Measuring the stellar wind parameters in IGR J17544-2619 and Vela X-1 constrains the accretion physics in Supergiant Fast X-ray Transient and classical Supergiant X-ray Binaries
A. Gimenez-Garcia, T. Shenar, J. M. Torrejon, L. Oskinova, S. Martinez-Nunez, W.-R. Hamann, J. J. Rodes-Roca, A. Gonzalez-Galan, J. Alonso-Santiago, C. Gonzalez-Fernandez, G. Bernabeu, A. Sander
Classical Supergiant X-ray Binaries (SGXBs) and Supergiant Fast X-ray Transients (SFXTs) are two types of High-mass X-ray Binaries (HMXBs) that present similar donors but, at the same time, show very different behavior in the X-rays. The reason for this dichotomy of wind-fed HMXBs is still a matter of debate. Among the several explanations that have been proposed, some of them invoke specific stellar wind properties of the donor stars. Only dedicated empiric analysis of the donors' stellar wind can provide the required information to accomplish an adequate test of these theories.
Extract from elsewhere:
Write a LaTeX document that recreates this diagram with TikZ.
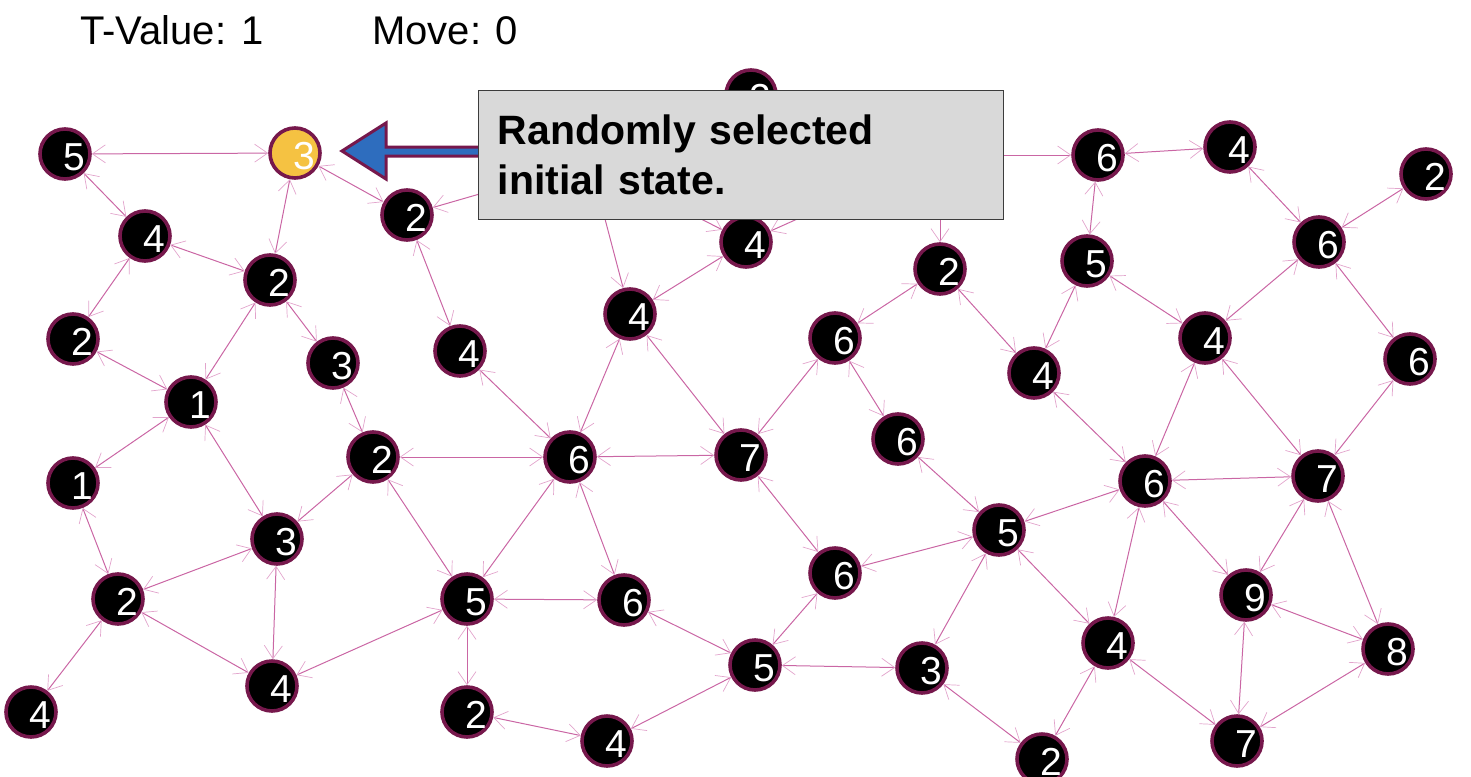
\documentclass[tikz,border=0pt]{standalone}
\usepackage{fontspec}
\setmainfont{Liberation Sans}
\usetikzlibrary{positioning, arrows.meta}

\definecolor{rim}{HTML}{76184C}
\definecolor{startfill}{HTML}{F5C242}
\definecolor{linkcol}{HTML}{CA66A4}
\definecolor{tipcol}{HTML}{E2A4CC}
\definecolor{notefill}{HTML}{D9D9D9}
\definecolor{notedraw}{HTML}{3C3C3C}
\definecolor{pointerfill}{HTML}{2E6DBE}

\tikzset{
  state/.style={circle, draw=rim, fill=black, line width=3.6pt, minimum size=50pt, inner sep=0pt,
    text=white, font=\fontsize{39}{39}\selectfont, text height=33pt, text depth=0pt,
    execute at begin node=\hspace*{9pt}, execute at end node=\hspace*{-9pt}},
  start/.style={state, fill=startfill},
  link/.style={draw=linkcol, line width=1pt,
    {Straight Barb[length=13pt,width=18pt,line width=0.7pt,color=tipcol]}-{Straight Barb[length=13pt,width=18pt,line width=0.7pt,color=tipcol]}},
  notebox/.style={draw=notedraw, fill=notefill, line width=1.3pt, anchor=north west, align=left,
    text width=487pt, inner xsep=19pt, minimum width=525pt, minimum height=129pt,
    font=\bfseries\fontsize{41}{50}\selectfont},
  pointer/.style={draw=rim, fill=pointerfill, line width=3pt, line join=miter},
  header/.style={anchor=base west, inner sep=0pt, font=\fontsize{40}{40}\selectfont}
}

\begin{document}
\begin{tikzpicture}[x=1pt, y=-1pt]
\useasboundingbox (0,0) rectangle (1471,776);

\node[header] (tval) at (80,45) {T-Value: 1};
\node[header] (move) at (372,45) {Move: 0};

\node[state] (a5) at (65,154) {5};
\node[start] (a3) at (295,153) {3};
\node[state] (b4) at (145,236) {4};
\node[state] (b2) at (270,280) {2};
\node[state] (c2) at (407,215) {2};
\node[state] (d2) at (73,339) {2};
\node[state] (e1) at (191,402) {1};
\node[state] (e3) at (333,363) {3};
\node[state] (f4) at (460,351) {4};
\node[state] (g1) at (73,483) {1};
\node[state] (g2) at (373,457) {2};
\node[state] (h3) at (277,539) {3};
\node[state] (i2) at (118,599) {2};
\node[state] (j4) at (31,712) {4};
\node[state] (k4) at (272,686) {4};
\node[state] (l5) at (467,599) {5};
\node[state] (m2) at (467,712) {2};
\node[state] (n4) at (607,741) {4};
\node[state] (o6) at (570,457) {6};
\node[state] (p6) at (624,600) {6};
\node[state] (q4) at (630,314) {4};
\node[state] (r4) at (746,242) {4};
\node[state] (s7) at (741,455) {7};
\node[state] (t6) at (835,573) {6};
\node[state] (u5) at (755,665) {5};
\node[state] (v3) at (922,668) {3};
\node[state] (w2) at (751,95) {2};
\coordinate (x1) at (590,162);
\coordinate (x2) at (940,155);
\node[state] (y2) at (940,269) {2};
\node[state] (y6) at (835,338) {6};
\node[state] (z6) at (898,439) {6};
\node[state] (A4) at (1034,373) {4};
\node[state] (B6) at (1098,155) {6};
\node[state] (C4) at (1230,147) {4};
\node[state] (D2) at (1426,174) {2};
\node[state] (E6) at (1319,242) {6};
\node[state] (F5) at (1087,261) {5};
\node[state] (G4) at (1205,338) {4};
\node[state] (H6) at (1410,359) {6};
\node[state] (I6) at (1145,481) {6};
\node[state] (J7) at (1318,476) {7};
\node[state] (K5) at (999,530) {5};
\node[state] (L9) at (1246,595) {9};
\node[state] (M4) at (1108,643) {4};
\node[state] (N8) at (1388,649) {8};
\node[state] (O7) at (1237,741) {7};
\node[state] (P2) at (1042,759) {2};

\draw[link] (a5) -- (a3);
\draw[link] (a5) -- (b4);
\draw[link] (a3) -- (b2);
\draw[link] (a3) -- (c2);
\draw[link] (b4) -- (b2);
\draw[link] (b4) -- (d2);
\draw[link] (b2) -- (e1);
\draw[link] (b2) -- (e3);
\draw[link] (d2) -- (e1);
\draw[link] (c2) -- (f4);
\draw[link] (c2) -- (x1);
\draw[link] (e3) -- (g2);
\draw[link] (f4) -- (o6);
\draw[link] (e1) -- (g1);
\draw[link] (e1) -- (h3);
\draw[link] (g1) -- (i2);
\draw[link] (i2) -- (h3);
\draw[link] (i2) -- (j4);
\draw[link] (i2) -- (k4);
\draw[link] (h3) -- (g2);
\draw[link] (h3) -- (k4);
\draw[link] (g2) -- (o6);
\draw[link] (g2) -- (l5);
\draw[link] (k4) -- (l5);
\draw[link] (l5) -- (o6);
\draw[link] (l5) -- (p6);
\draw[link] (l5) -- (m2);
\draw[link] (m2) -- (n4);
\draw[link] (n4) -- (u5);
\draw[link] (p6) -- (u5);
\draw[link] (o6) -- (p6);
\draw[link] (o6) -- (q4);
\draw[link] (o6) -- (s7);
\draw[link] (q4) -- (r4);
\draw[link] (q4) -- (s7);
\draw[link] (q4) -- (x1);
\draw[link] (r4) -- (x1);
\draw[link] (r4) -- (x2);
\draw[link] (s7) -- (y6);
\draw[link] (s7) -- (t6);
\draw[link] (t6) -- (u5);
\draw[link] (t6) -- (K5);
\draw[link] (u5) -- (v3);
\draw[link] (v3) -- (K5);
\draw[link] (v3) -- (P2);
\draw[link] (y6) -- (y2);
\draw[link] (y6) -- (z6);
\draw[link] (z6) -- (K5);
\draw[link] (y2) -- (A4);
\draw[link] (y2) -- (x2);
\draw[link] (x2) -- (B6);
\draw[link] (B6) -- (C4);
\draw[link] (B6) -- (F5);
\draw[link] (C4) -- (E6);
\draw[link] (D2) -- (E6);
\draw[link] (E6) -- (G4);
\draw[link] (E6) -- (H6);
\draw[link] (F5) -- (A4);
\draw[link] (F5) -- (G4);
\draw[link] (A4) -- (I6);
\draw[link] (G4) -- (I6);
\draw[link] (G4) -- (J7);
\draw[link] (H6) -- (J7);
\draw[link] (I6) -- (J7);
\draw[link] (I6) -- (K5);
\draw[link] (I6) -- (M4);
\draw[link] (I6) -- (L9);
\draw[link] (J7) -- (L9);
\draw[link] (J7) -- (N8);
\draw[link] (K5) -- (M4);
\draw[link] (L9) -- (N8);
\draw[link] (L9) -- (O7);
\draw[link] (M4) -- (O7);
\draw[link] (M4) -- (P2);
\draw[link] (N8) -- (O7);

\draw[pointer] (480,147) -- (386,147) -- (386,123) -- (342,151) -- (386,179) -- (386,156) -- (480,156) -- cycle;
\node[notebox] (note) at (478,90) {Randomly selected\\initial state.};
\end{tikzpicture}
\end{document}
However, such analyses are scarce. To close this gap, we perform a comparative analysis of the optical companion in two important systems: IGR J17544-2619 (SFXT) and Vela X-1 (SGXB). We analyse the spectra of each star in detail and derive their stellar and wind properties. We compare the wind parameters, giving us an excellent chance of recognizing key differences between donor winds in SFXTs and SGXBs. We find that the stellar parameters derived from the analysis generally agree well with the spectral types of the two donors: O9I (IGR J17544-2619) and B0.5Iae (Vela X-1). An important difference between the stellar winds of the two stars is their terminal velocities v_inf=1500km/s in IGR J17544-2619 and v_inf=700km/s in Vela X-1, which has important consequences on the X-ray luminosity of these sources. Their specific combination of wind speed and pulsar spin favours an accretion regime with a persistently high luminosity in Vela X-1, while it favours an inhibiting accretion mechanism in IGR J17544-2619. Our study demonstrates that the wind relative velocity is critical in the determination of the class of HMXBs hosting a supergiant donor, given that it may shift the accretion mechanism from direct accretion to propeller regimes when combined with other parameters.